**Exercise prompt**
Retype, exactly as they stand, the lines from the start of the data to the line that contains "const y2 = d3.scaleLinear().domain([0, 500]).range([124, 74.8]);", both ends included. Leave the pictures out.

(Entries with chart source code)
-- BEGIN --
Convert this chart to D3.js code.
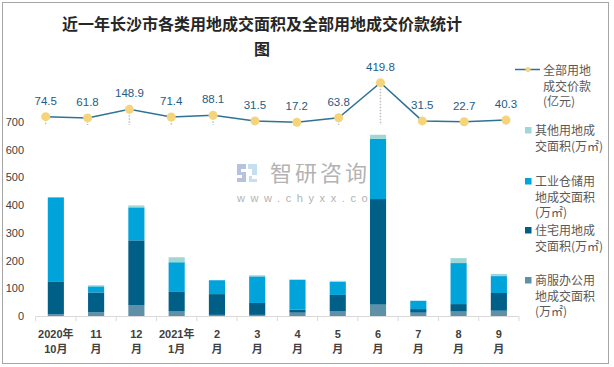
<!DOCTYPE html>
<html><head><meta charset="utf-8">
<script src="https://cdn.jsdelivr.net/npm/d3@7"></script>
<style>
html,body{margin:0;padding:0;background:#fff;}
svg{display:block;font-family:"Liberation Sans",Arial,"Noto Sans CJK SC",sans-serif;}
</style></head>
<body>
<svg id="c" width="614" height="367"></svg>
<script>
// ---- data ----
const months = ["2020年\n10月","11\n月","12\n月","2021年\n1月","2\n月","3\n月","4\n月","5\n月","6\n月","7\n月","8\n月","9\n月"];
const commercial = [6, 14, 38, 18, 4, 4, 12, 18, 41, 12, 16, 19];      // 商服办公用地成交面积
const residential = [119, 71, 235, 71, 75, 43, 11, 58, 381, 13, 27, 64]; // 住宅用地成交面积
const industrial = [303, 22, 119, 105, 50, 96, 108, 48, 217, 30, 148, 61]; // 工业仓储用地成交面积
const other = [0, 4, 7, 18, 0, 4, 0, 3, 15, 0, 18, 8];                  // 其他用地成交面积
const price = [74.5, 61.8, 148.9, 71.4, 88.1, 31.5, 17.2, 63.8, 419.8, 31.5, 22.7, 40.3]; // 全部用地成交价款(亿元)
const yTicks = [0, 100, 200, 300, 400, 500, 600, 700];

const seriesNames = ["商服办公用地成交面积(万㎡)","住宅用地成交面积(万㎡)","工业仓储用地成交面积(万㎡)","其他用地成交面积(万㎡)"];
const colors = ["#5E90A8", "#005F86", "#00A3DA", "#A0D7D6"];

const svg = d3.select("#c");

// outer frame
svg.append("rect").attr("x",2.5).attr("y",2.5).attr("width",606).attr("height",361)
  .attr("fill","#fff").attr("stroke","#a6a6a6").attr("stroke-width",1);

// title
const title = svg.append("text").attr("text-anchor","middle")
  .attr("font-family","'Noto Sans CJK SC',sans-serif").attr("font-weight","bold")
  .attr("font-size",16).attr("fill","#262626");
title.append("tspan").attr("x",262).attr("y",30).text("近一年长沙市各类用地成交面积及全部用地成交价款统计");
title.append("tspan").attr("x",262).attr("y",55).text("图");

// scales
const x = d3.scaleBand().domain(months).range([35.7, 519]).paddingInner(0.6).paddingOuter(0.3);
const y = d3.scaleLinear().domain([0, 700]).range([316, 122]);
const xl = d3.scalePoint().domain(months).range([45.7, 506]);
const y2 = d3.scaleLinear().domain([0, 500]).range([124, 74.8]);

// watermark
const wm = svg.append("g");
wm.append("path").attr("d","M237,164h9v5h-5v3h5v10h-9v-4h5v-3h-5z").attr("fill","#b7c2dc");
wm.append("path").attr("d","M248,164h9v11h-5v-6h-4z").attr("fill","#c5def0");
wm.append("path").attr("d","M249,176h3v3h5v3h-8z").attr("fill","#c5def0");
wm.append("text").attr("x",270).attr("y",181).attr("font-family","'Noto Sans CJK SC',sans-serif")
  .attr("font-size",22).attr("fill","#b3b3b3").attr("letter-spacing",3).text("智研咨询");
wm.append("text").attr("x",237).attr("y",202).attr("font-size",11).attr("fill","#b3b3b3")
  .attr("letter-spacing",5.6).text("www.chyxx.com");

// stacked bars
const rows = months.map((m,i)=>({m, s0:commercial[i], s1:residential[i], s2:industrial[i], s3:other[i]}));
const stack = d3.stack().keys(["s0","s1","s2","s3"])(rows);
svg.append("g").selectAll("g").data(stack).join("g").attr("fill",(d,i)=>colors[i])
  .selectAll("rect").data(d=>d).join("rect")
  .attr("x",d=>x(d.data.m)).attr("width",x.bandwidth())
  .attr("y",d=>y(d[1])).attr("height",d=>Math.max(0,y(d[0])-y(d[1])));

// x axis
const xAxisG = svg.append("g");
xAxisG.append("line").attr("x1",35.7).attr("x2",519).attr("y1",316.5).attr("y2",316.5).attr("stroke","#d9d9d9");
const step = x.step();
d3.range(13).forEach(k=>{
  const xx = 35.7 + k*step;
  xAxisG.append("line").attr("x1",xx).attr("x2",xx).attr("y1",316.5).attr("y2",321).attr("stroke","#d9d9d9");
});
months.forEach(m=>{
  const lines = m.split("\n");
  const t = svg.append("text").attr("text-anchor","middle").attr("font-size",11)
    .attr("font-weight","bold").attr("fill","#404040");
  lines.forEach((ln,j)=>t.append("tspan").attr("x",x(m)+x.bandwidth()/2).attr("y",338+j*15).text(ln));
});

// y axis labels
svg.append("g").selectAll("text").data(yTicks).join("text")
  .attr("x",24).attr("y",d=>y(d)+4).attr("text-anchor","end").attr("font-size",11)
  .attr("fill","#404040").text(d=>d);

// drop lines
svg.append("g").selectAll("line").data(price).join("line")
  .attr("x1",(d,i)=>xl(months[i])).attr("x2",(d,i)=>xl(months[i]))
  .attr("y1",d=>y2(d)).attr("y2",y2(0)+1)
  .attr("stroke","#bfbfbf").attr("stroke-width",1.5).attr("stroke-dasharray","1.5,1.5");

// line
const line = d3.line().x((d,i)=>xl(months[i])).y(d=>y2(d));
svg.append("path").datum(price).attr("d",line).attr("fill","none")
  .attr("stroke","#2F7393").attr("stroke-width",1.5);
svg.append("g").selectAll("circle").data(price).join("circle")
  .attr("cx",(d,i)=>xl(months[i])).attr("cy",d=>y2(d)).attr("r",4.5).attr("fill","#F6D47C");
svg.append("g").selectAll("text").data(price).join("text")
  .attr("x",(d,i)=>xl(months[i])).attr("y",d=>y2(d)-12).attr("text-anchor","middle")
  .attr("font-size",11.5).attr("fill","#1D5C86").text(d=>d.toFixed(1));

// legend
const lg = svg.append("g").attr("font-family","'Noto Sans CJK SC',sans-serif").attr("font-size",12).attr("fill","#595959");
lg.append("line").attr("x1",515).attr("x2",540).attr("y1",69.5).attr("y2",69.5).attr("stroke","#2F7393").attr("stroke-width",1.5);
lg.append("circle").attr("cx",528).attr("cy",69.5).attr("r",2.5).attr("fill","#F6D47C");
const lgText = (lines, x0, y0) => {
  const t = lg.append("text");
  lines.forEach((ln,j)=>t.append("tspan").attr("x",x0).attr("y",y0+j*15.5).text(ln));
};
lgText(["全部用地","成交价款","(亿元)"], 543, 75);
const legendItems = [
  {c:colors[3], lines:["其他用地成","交面积(万㎡)"], y:135},
  {c:colors[2], lines:["工业仓储用","地成交面积","(万㎡)"], y:186},
  {c:colors[1], lines:["住宅用地成","交面积(万㎡)"], y:235},
  {c:colors[0], lines:["商服办公用","地成交面积","(万㎡)"], y:285}
];
legendItems.forEach(it=>{
  lg.append("rect").attr("x",525).attr("y",it.y-8).attr("width",6.5).attr("height",6.5).attr("fill",it.c);
  lgText(it.lines, 535, it.y);
});
</script>
</body></html>
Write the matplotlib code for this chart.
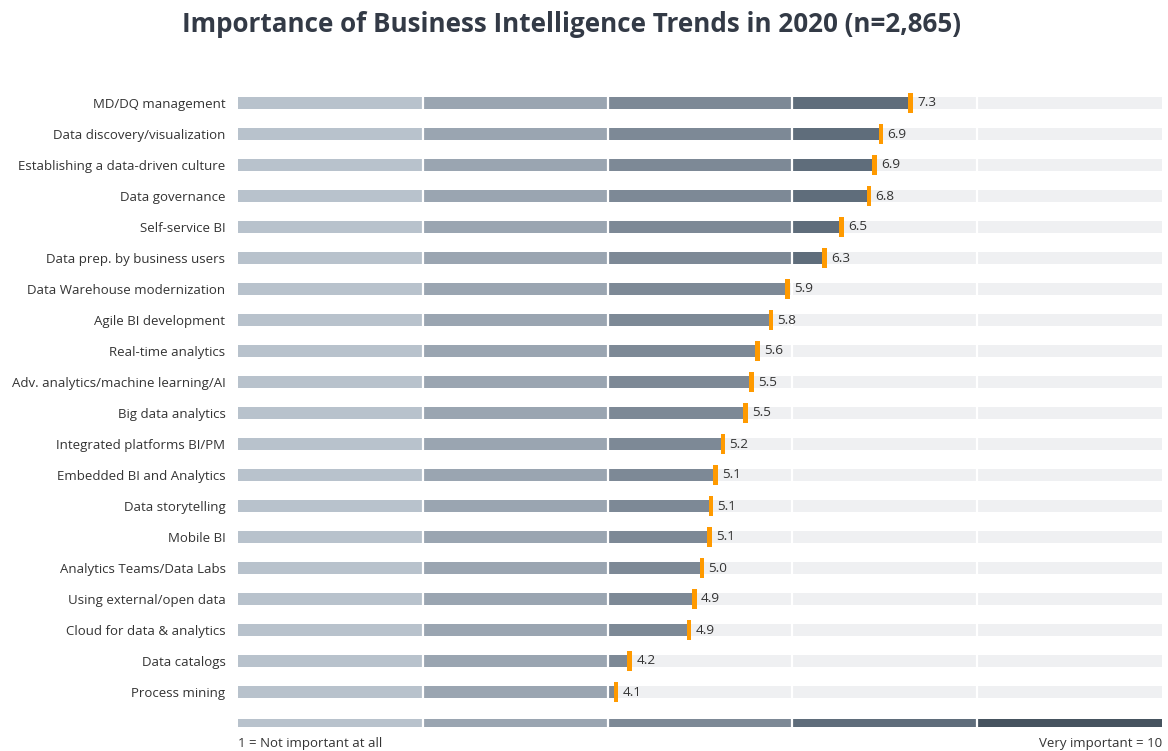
import matplotlib.pyplot as plt

plt.rcParams['font.family'] = ['Open Sans', 'DejaVu Sans']

trends = ["MD/DQ management", "Data discovery/visualization",
          "Establishing a data-driven culture", "Data governance",
          "Self-service BI", "Data prep. by business users",
          "Data Warehouse modernization", "Agile BI development",
          "Real-time analytics", "Adv. analytics/machine learning/AI",
          "Big data analytics", "Integrated platforms BI/PM",
          "Embedded BI and Analytics", "Data storytelling", "Mobile BI",
          "Analytics Teams/Data Labs", "Using external/open data",
          "Cloud for data & analytics", "Data catalogs", "Process mining"]
scores = [7.28, 6.96, 6.89, 6.83, 6.53, 6.35, 5.95, 5.77, 5.62, 5.56,
          5.49, 5.25, 5.17, 5.12, 5.10, 5.02, 4.94, 4.88, 4.24, 4.09]
score_labels = ["7.3", "6.9", "6.9", "6.8", "6.5", "6.3", "5.9", "5.8", "5.6", "5.5",
                "5.5", "5.2", "5.1", "5.1", "5.1", "5.0", "4.9", "4.9", "4.2", "4.1"]
seg_edges = [0, 2, 4, 6, 8, 10]
seg_colors = ["#b8c2cc", "#9aa5b1", "#7d8996", "#5f6d7b", "#46535f"]
track_color = "#eff0f2"
marker_color = "#ff9a00"
text_color = "#333333"

fig = plt.figure(figsize=(11.68, 7.51), dpi=100)
ax = fig.add_axes([238 / 1168, 1 - 738.5 / 751, 924 / 1168, 651 / 751])

bar_h = 0.36
for i, v in enumerate(scores):
    ax.barh(i, 10, left=0, height=bar_h, color=track_color, zorder=1)
    for k in range(5):
        lo, hi = seg_edges[k], seg_edges[k + 1]
        w = min(max(v - lo, 0), hi - lo)
        if w > 0:
            ax.barh(i, w, left=lo, height=bar_h, color=seg_colors[k], zorder=2)
    ax.barh(i, 0.05, left=v - 0.025, height=0.64, color=marker_color, zorder=4)
    ax.text(v + 0.07, i, score_labels[i], va='center', ha='left',
            fontsize=9.7, color=text_color, zorder=5)

# scale legend bar
leg_y = len(trends)
for k in range(5):
    ax.barh(leg_y, seg_edges[k + 1] - seg_edges[k], left=seg_edges[k],
            height=0.29, color=seg_colors[k], zorder=2)

for x in seg_edges[1:-1]:
    ax.axvline(x, color='white', lw=1.6, zorder=3)

ax.set_xlim(0, 10)
ax.set_ylim(leg_y + 0.5, -0.5)
ax.set_yticks(range(len(trends)))
ax.set_yticklabels(trends, fontsize=9.5, color=text_color)
ax.tick_params(axis='y', length=0, pad=9)
ax.set_xticks([])
for s in ax.spines.values():
    s.set_visible(False)

fig.text(238 / 1168, 1 - 743 / 751, "1 = Not important at all", ha='left',
         va='center', fontsize=9.5, color=text_color)
fig.text(1162 / 1168, 1 - 743 / 751, "Very important = 10", ha='right',
         va='center', fontsize=9.5, color=text_color)
fig.text(571.5 / 1168, 1 - 24 / 751, "Importance of Business Intelligence Trends in 2020 (n=2,865)",
         ha='center', va='center', fontsize=18.7, fontweight='bold', color="#333a46")

fig.savefig("out.png", dpi=100)
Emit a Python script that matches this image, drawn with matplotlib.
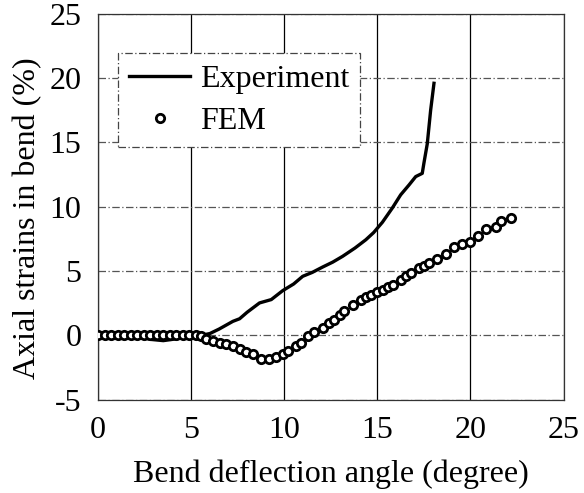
import matplotlib
matplotlib.use('Agg')
import matplotlib.pyplot as plt
import numpy as np

plt.rcParams['font.family'] = ['Liberation Serif', 'DejaVu Serif']
plt.rcParams['axes.unicode_minus'] = False

# 试验曲线
exp_x = [0, 1, 2, 2.8, 3.5, 4.5, 5.0, 5.5, 6.0, 6.5, 7.24, 7.6, 8.0, 8.32, 8.67,
         9.3, 9.92, 10.5, 10.99, 11.5, 12.06, 12.6, 13.13, 13.8, 14.38, 14.8,
         15.27, 15.8, 16.25, 16.7, 17.06, 17.41, 17.5, 17.68, 17.86, 18.04]
exp_y = [0, 0, 0, -0.3, -0.4, -0.2, 0, 0, 0.15, 0.5, 1.1, 1.3, 1.8, 2.15, 2.53,
         2.79, 3.49, 4.0, 4.6, 4.9, 5.32, 5.7, 6.15, 6.8, 7.44, 8.0,
         8.8, 9.9, 10.93, 11.7, 12.35, 12.6, 13.4, 14.9, 17.5, 19.6]

# 有限元结果
fem_x = [0, 0.35, 0.7, 1.05, 1.4, 1.75, 2.1, 2.45, 2.8, 3.15, 3.5, 3.85, 4.2,
         4.55, 4.9, 5.25, 5.55, 5.82, 6.17, 6.53, 6.89, 7.25, 7.6, 7.96, 8.32,
         8.76, 9.2, 9.56, 9.92, 10.18, 10.63, 10.9, 11.25, 11.61, 12.06, 12.42,
         12.69, 13.0, 13.23, 13.67, 14.12, 14.4, 14.65, 15.0, 15.28, 15.55,
         15.82, 16.26, 16.55, 16.8, 17.25, 17.5, 17.77, 18.22, 18.66, 19.1,
         19.56, 20.0, 20.4, 20.86, 21.37, 21.66, 22.2]
fem_y = [0, 0, 0, 0, 0, 0, 0, 0, 0, 0, 0, 0, 0,
         0, 0, 0, -0.05, -0.3, -0.44, -0.6, -0.7, -0.83, -1.03, -1.27, -1.47,
         -1.8, -1.82, -1.65, -1.47, -1.2, -0.83, -0.55, -0.05, 0.26, 0.59, 0.98,
         1.24, 1.6, 1.89, 2.4, 2.79, 3.0, 3.18, 3.4, 3.57, 3.8,
         3.95, 4.34, 4.6, 4.86, 5.24, 5.4, 5.63, 5.95, 6.35, 6.85,
         7.1, 7.3, 7.75, 8.27, 8.47, 8.86, 9.12]

fig = plt.figure(figsize=(5.84, 4.93), dpi=100)
ax = fig.add_axes([0.168, 0.189, 0.797, 0.783])

ax.plot(exp_x, exp_y, color='black', linewidth=2.4, label='Experiment', zorder=3)
ax.plot(fem_x, fem_y, linestyle='none', marker='o', markersize=6,
        markerfacecolor='white', markeredgecolor='black', markeredgewidth=2,
        label='FEM', zorder=4)

ax.set_xlim(0, 25)
ax.set_ylim(-5, 25)
ax.set_xticks([0, 5, 10, 15, 20, 25])
ax.set_yticks([-5, 0, 5, 10, 15, 20, 25])

# 网格：竖线实线，横线虚线
ax.xaxis.grid(True, color='black', linewidth=0.9, linestyle='-')
ax.yaxis.grid(True, color='#555555', linewidth=0.9, linestyle=(0, (6, 2, 1, 2)))
ax.set_axisbelow(True)
for s in ax.spines.values():
    s.set_linewidth(0.9)
    s.set_color('#333333')

ax.tick_params(length=0, labelsize=23, pad=12)
ax.tick_params(axis='y', pad=12)
ax.set_xlabel('Bend deflection angle (degree)', fontsize=23, labelpad=10)
ax.set_ylabel('Axial strains in bend (%)', fontsize=23, labelpad=6)
ax.yaxis.set_label_coords(-0.12, 0.47)

leg = ax.legend(loc='upper left', bbox_to_anchor=(0.043, 0.898), fontsize=23,
                handlelength=1.9, handletextpad=0.3, borderaxespad=0,
                fancybox=False, framealpha=1, edgecolor='#444444',
                borderpad=0.35, labelspacing=0.4)
leg.get_frame().set_linewidth(0.9)
leg.get_frame().set_linestyle((0, (6, 2, 1, 2)))

fig.savefig('out.png', dpi=100)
-- END --
**Written answer**
Convert this chart to D3.js code.
<!DOCTYPE html>
<html><head><meta charset="utf-8">
<script src="https://cdn.jsdelivr.net/npm/d3@7"></script>
<style>
html,body{margin:0;padding:0;background:#fff;}
svg{display:block;font-family:"Liberation Sans",Arial,"Noto Sans CJK SC",sans-serif;}
</style></head>
<body>
<svg id="c" width="614" height="367"></svg>
<script>
// ---- data ----
const months = ["2020年\n10月","11\n月","12\n月","2021年\n1月","2\n月","3\n月","4\n月","5\n月","6\n月","7\n月","8\n月","9\n月"];
const commercial = [6, 14, 38, 18, 4, 4, 12, 18, 41, 12, 16, 19];      // 商服办公用地成交面积
const residential = [119, 71, 235, 71, 75, 43, 11, 58, 381, 13, 27, 64]; // 住宅用地成交面积
const industrial = [303, 22, 119, 105, 50, 96, 108, 48, 217, 30, 148, 61]; // 工业仓储用地成交面积
const other = [0, 4, 7, 18, 0, 4, 0, 3, 15, 0, 18, 8];                  // 其他用地成交面积
const price = [74.5, 61.8, 148.9, 71.4, 88.1, 31.5, 17.2, 63.8, 419.8, 31.5, 22.7, 40.3]; // 全部用地成交价款(亿元)
const yTicks = [0, 100, 200, 300, 400, 500, 600, 700];

const seriesNames = ["商服办公用地成交面积(万㎡)","住宅用地成交面积(万㎡)","工业仓储用地成交面积(万㎡)","其他用地成交面积(万㎡)"];
const colors = ["#5E90A8", "#005F86", "#00A3DA", "#A0D7D6"];

const svg = d3.select("#c");

// outer frame
svg.append("rect").attr("x",2.5).attr("y",2.5).attr("width",606).attr("height",361)
  .attr("fill","#fff").attr("stroke","#a6a6a6").attr("stroke-width",1);

// title
const title = svg.append("text").attr("text-anchor","middle")
  .attr("font-family","'Noto Sans CJK SC',sans-serif").attr("font-weight","bold")
  .attr("font-size",16).attr("fill","#262626");
title.append("tspan").attr("x",262).attr("y",30).text("近一年长沙市各类用地成交面积及全部用地成交价款统计");
title.append("tspan").attr("x",262).attr("y",55).text("图");

// scales
const x = d3.scaleBand().domain(months).range([35.7, 519]).paddingInner(0.6).paddingOuter(0.3);
const y = d3.scaleLinear().domain([0, 700]).range([316, 122]);
const xl = d3.scalePoint().domain(months).range([45.7, 506]);
const y2 = d3.scaleLinear().domain([0, 500]).range([124, 74.8]);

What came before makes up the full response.